The storage solution in a cramped condo often is a dark corner in a clothes closet. If there is a little more space, consider buying a small wine fridge. A quick Internet search led to four Vancouver area companies that deal in wine storage equipment and advice: Blue Grouse Wine Cellars in North Vancouver; Wine Cellar Depot in Richmond; Vin De Garde Modern Wine Cellars in Vancouver; and Vancouver Wine Vaults, also in Vancouver. All sell storage equipment and design cellars. Typical of the apartment-sized temperature-controlled storage units is the Urbania series from Wine Cellar Depot. The 46-bottle units start at $389 while the 160-bottle units are about $2,500. Some are small enough to slide under a counter. Some are elegantly finished in mahogany and blend in with the rest of the furniture.
Why not just use the beer fridge, assuming you still have room for one in the apartment? Refrigerators tend to have more vibration than wine cabinets and vibration accelerates the aging of wine. That is nothing to worry about if the beer fridge is where you keep the rosé wines during the summer. The beer fridge is no place to store fine white Burgundy for three years.

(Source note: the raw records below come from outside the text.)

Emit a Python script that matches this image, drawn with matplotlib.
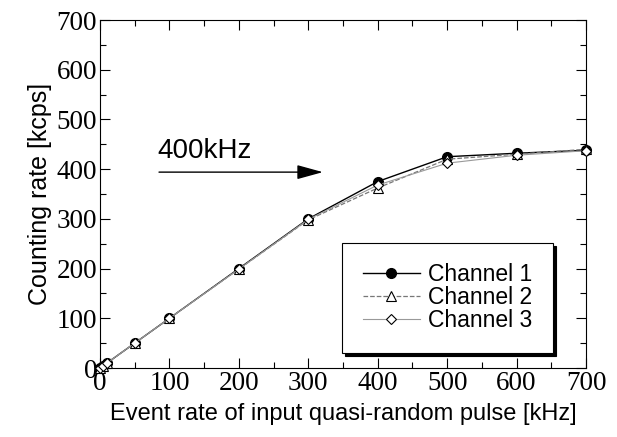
import numpy as np
import matplotlib
matplotlib.use('Agg')
import matplotlib.pyplot as plt
from matplotlib.ticker import MultipleLocator

# Data
rate_in = [0, 5, 10, 50, 100, 200, 300, 400, 500, 600, 700]
ch1 = [0, 5, 10, 50, 100, 200, 300, 375, 425, 432, 438]
ch2 = [0, 5, 10, 50, 100, 199, 298, 362, 420, 430, 440]
ch3 = [0, 5, 10, 50, 100, 199, 299, 368, 412, 428, 437]

serif = 'Liberation Serif'
sans = 'Liberation Sans'

fig = plt.figure(figsize=(6.17, 4.37), dpi=100)
ax = fig.add_axes([100 / 617, 69 / 437, 486 / 617, 348 / 437])

ax.plot(rate_in, ch1, '-', color='black', lw=1.0, marker='o', ms=7,
        mfc='black', mec='black', label='Channel 1', zorder=3, clip_on=False)
ax.plot(rate_in, ch2, '--', color='#777777', lw=0.9, marker='^', ms=7.5,
        mfc='white', mec='black', mew=0.8, label='Channel 2', zorder=4,
        clip_on=False)
ax.plot(rate_in, ch3, '-', color='#999999', lw=0.8, marker='D', ms=5.5,
        mfc='white', mec='black', mew=0.8, label='Channel 3', zorder=5,
        clip_on=False)

ax.set_xlim(0, 700)
ax.set_ylim(0, 700)
ax.xaxis.set_major_locator(MultipleLocator(100))
ax.xaxis.set_minor_locator(MultipleLocator(50))
ax.yaxis.set_major_locator(MultipleLocator(100))
ax.yaxis.set_minor_locator(MultipleLocator(50))
ax.tick_params(which='both', direction='in', top=True, right=True, width=0.8)
ax.tick_params(which='major', length=7, labelsize=19.5, pad=2)
ax.tick_params(which='minor', length=4)
for lab in ax.get_xticklabels() + ax.get_yticklabels():
    lab.set_fontfamily(serif)
for s in ax.spines.values():
    s.set_linewidth(0.8)

ax.set_xlabel('Event rate of input quasi-random pulse [kHz]',
              fontfamily=sans, fontsize=17, labelpad=5)
ax.set_ylabel('Counting rate [kcps]', fontfamily=sans, fontsize=18, labelpad=3)

# arrow marking the 400 kHz point
ax.annotate('', xy=(321, 394), xytext=(85, 394),
            arrowprops=dict(arrowstyle='-|>,head_length=0.8,head_width=0.22',
                            color='black', lw=1.0,
                            mutation_scale=20, shrinkA=0, shrinkB=0))
ax.text(82, 422, '400kHz', fontfamily=sans, fontsize=20, ha='left',
        va='baseline')

leg = ax.legend(loc='lower right', bbox_to_anchor=(0.932, 0.043),
                prop={'family': sans, 'size': 16.5}, frameon=True,
                fancybox=False, shadow={'color': 'black', 'alpha': 1.0},
                handlelength=2.5, handletextpad=0.35, labelspacing=0.0,
                borderpad=0.9, borderaxespad=0)
leg.get_frame().set_edgecolor('black')
leg.get_frame().set_linewidth(0.8)

fig.savefig('out.png', dpi=100)
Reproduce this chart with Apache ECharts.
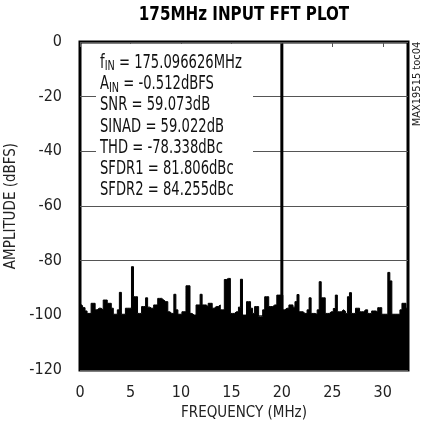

How much storage you need depends on how much wine you drink. If you are a collector, however, you will certainly need more space than there is in the average condo. Collectors buy wines by the case and age them to perfection. The current vintage of great Bordeaux reds, which was released in late September by the Liquor Distribution Branch, is 2009. You can drink those wines now, but they will be far better in 2019 – and they will be far more expensive to buy at that time.
Collectors with a small home or apartment are likely to use commercial storage like Vancouver Wine Vaults in Yaletown. The basic cost of the temperature-controlled storage there is $3.50 a month for each case, including insurance. This company has been in business for more than a decade, offering a full suite of services, including delivery of wines if clients don’t have time to retrieve them. Tight living quarters no longer need stop you from cellaring your favourite wines.